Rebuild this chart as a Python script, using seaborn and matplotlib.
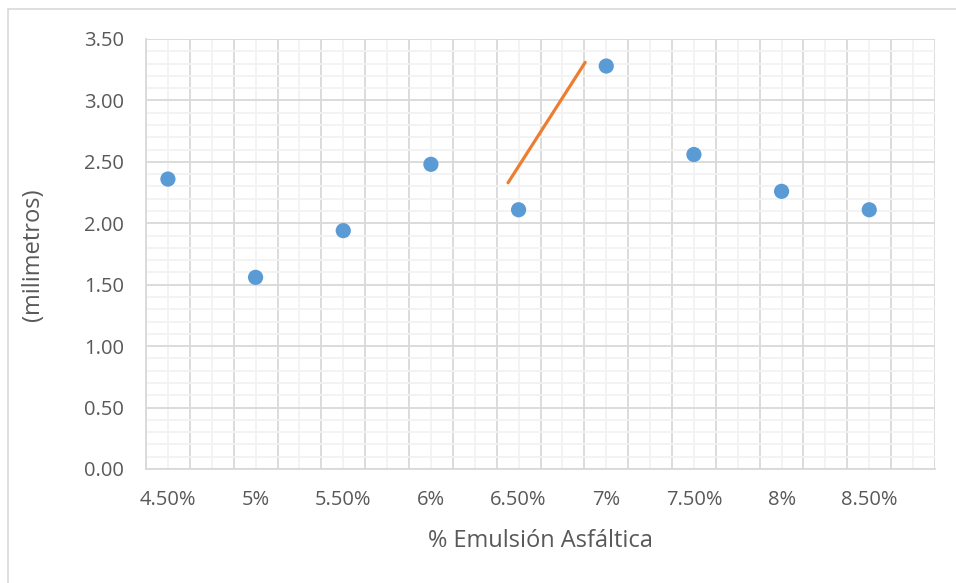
import pandas as pd
import matplotlib.pyplot as plt
import seaborn as sns
from matplotlib.ticker import MultipleLocator
from matplotlib.patches import Rectangle

# Data
categories = ["4.50%", "5%", "5.50%", "6%", "6.50%", "7%", "7.50%", "8%", "8.50%"]
mm_values = [2.36, 1.56, 1.94, 2.48, 2.11, 3.28, 2.56, 2.26, 2.11]

# orange segment (in category-position units)
line_x = [3.88, 4.76]
line_y = [2.33, 3.31]

df = pd.DataFrame({"pos": range(len(categories)), "Categoria": categories, "mm": mm_values})

sns.set_theme(style="white")
plt.rcParams["font.family"] = ["Open Sans", "DejaVu Sans"]

fig = plt.figure(figsize=(9.56, 5.83), dpi=100)
ax = fig.add_axes([146 / 956, 114 / 583, 789 / 956, 430 / 583])

# outer chart border
fig.patches.append(Rectangle((7.5 / 956, -0.1), 1.2, (583 - 9.5) / 583 + 0.1,
                             transform=fig.transFigure, fill=False,
                             edgecolor="#d9d9d9", linewidth=1.2))

sns.scatterplot(data=df, x="pos", y="mm", ax=ax, s=120, color="#5B9BD5",
                edgecolor="none", zorder=3, legend=False)
sns.lineplot(x=line_x, y=line_y, ax=ax, color="#ED7D31", linewidth=2.3, zorder=4)

ax.set_xlim(-0.25, 8.75)
ax.set_ylim(0, 3.5)

# gridlines like Excel
ax.xaxis.set_major_locator(MultipleLocator(0.5, offset=0.25))
ax.xaxis.set_minor_locator(MultipleLocator(0.5))
ax.yaxis.set_major_locator(MultipleLocator(0.5))
ax.yaxis.set_minor_locator(MultipleLocator(0.1))
ax.grid(which="minor", color="#f2f2f2", linewidth=1.3, zorder=0)
ax.grid(which="major", color="#d9d9d9", linewidth=1.3, zorder=1)
ax.set_axisbelow(True)

# category labels drawn as text under each point position
ax.set_xticklabels([])
ax.tick_params(axis="both", which="both", length=0)
for i, lab in enumerate(categories):
    ax.text(i, -0.25, lab, ha="center", va="center", fontsize=14.5, color="#595959",
            transform=ax.transData)
ax.set_yticklabels([f"{v:.2f}" for v in ax.get_yticks()], fontsize=14.5, color="#595959")
ax.tick_params(axis="y", pad=16)

for side in ["top", "right"]:
    ax.spines[side].set_visible(False)
for side in ["left", "bottom"]:
    ax.spines[side].set_color("#d9d9d9")
    ax.spines[side].set_linewidth(1.3)

ax.set_xlabel("% Emulsión Asfáltica", fontsize=17, color="#595959", va="center")
ax.set_ylabel("(milimetros)", fontsize=17, color="#595959", va="center")
ax.xaxis.set_label_coords((540 - 146) / 789, (469 - 541) / 430)
ax.yaxis.set_label_coords((33 - 146) / 789, (469 - 255) / 430)

fig.savefig("out.png", dpi=100)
=====
DIRECTIONS: Reproduce the listing word for word and omit its pictures.

FULL SOLUTION:
Rebuild this chart as a Python script, using seaborn and matplotlib.
import pandas as pd
import matplotlib.pyplot as plt
import seaborn as sns
from matplotlib.ticker import MultipleLocator
from matplotlib.patches import Rectangle

# Data
categories = ["4.50%", "5%", "5.50%", "6%", "6.50%", "7%", "7.50%", "8%", "8.50%"]
mm_values = [2.36, 1.56, 1.94, 2.48, 2.11, 3.28, 2.56, 2.26, 2.11]

# orange segment (in category-position units)
line_x = [3.88, 4.76]
line_y = [2.33, 3.31]

df = pd.DataFrame({"pos": range(len(categories)), "Categoria": categories, "mm": mm_values})

sns.set_theme(style="white")
plt.rcParams["font.family"] = ["Open Sans", "DejaVu Sans"]

fig = plt.figure(figsize=(9.56, 5.83), dpi=100)
ax = fig.add_axes([146 / 956, 114 / 583, 789 / 956, 430 / 583])

# outer chart border
fig.patches.append(Rectangle((7.5 / 956, -0.1), 1.2, (583 - 9.5) / 583 + 0.1,
                             transform=fig.transFigure, fill=False,
                             edgecolor="#d9d9d9", linewidth=1.2))

sns.scatterplot(data=df, x="pos", y="mm", ax=ax, s=120, color="#5B9BD5",
                edgecolor="none", zorder=3, legend=False)
sns.lineplot(x=line_x, y=line_y, ax=ax, color="#ED7D31", linewidth=2.3, zorder=4)

ax.set_xlim(-0.25, 8.75)
ax.set_ylim(0, 3.5)

# gridlines like Excel
ax.xaxis.set_major_locator(MultipleLocator(0.5, offset=0.25))
ax.xaxis.set_minor_locator(MultipleLocator(0.5))
ax.yaxis.set_major_locator(MultipleLocator(0.5))
ax.yaxis.set_minor_locator(MultipleLocator(0.1))
ax.grid(which="minor", color="#f2f2f2", linewidth=1.3, zorder=0)
ax.grid(which="major", color="#d9d9d9", linewidth=1.3, zorder=1)
ax.set_axisbelow(True)

# category labels drawn as text under each point position
ax.set_xticklabels([])
ax.tick_params(axis="both", which="both", length=0)
for i, lab in enumerate(categories):
    ax.text(i, -0.25, lab, ha="center", va="center", fontsize=14.5, color="#595959",
            transform=ax.transData)
ax.set_yticklabels([f"{v:.2f}" for v in ax.get_yticks()], fontsize=14.5, color="#595959")
ax.tick_params(axis="y", pad=16)

for side in ["top", "right"]:
    ax.spines[side].set_visible(False)
for side in ["left", "bottom"]:
    ax.spines[side].set_color("#d9d9d9")
    ax.spines[side].set_linewidth(1.3)

ax.set_xlabel("% Emulsión Asfáltica", fontsize=17, color="#595959", va="center")
ax.set_ylabel("(milimetros)", fontsize=17, color="#595959", va="center")
ax.xaxis.set_label_coords((540 - 146) / 789, (469 - 541) / 430)
ax.yaxis.set_label_coords((33 - 146) / 789, (469 - 255) / 430)

fig.savefig("out.png", dpi=100)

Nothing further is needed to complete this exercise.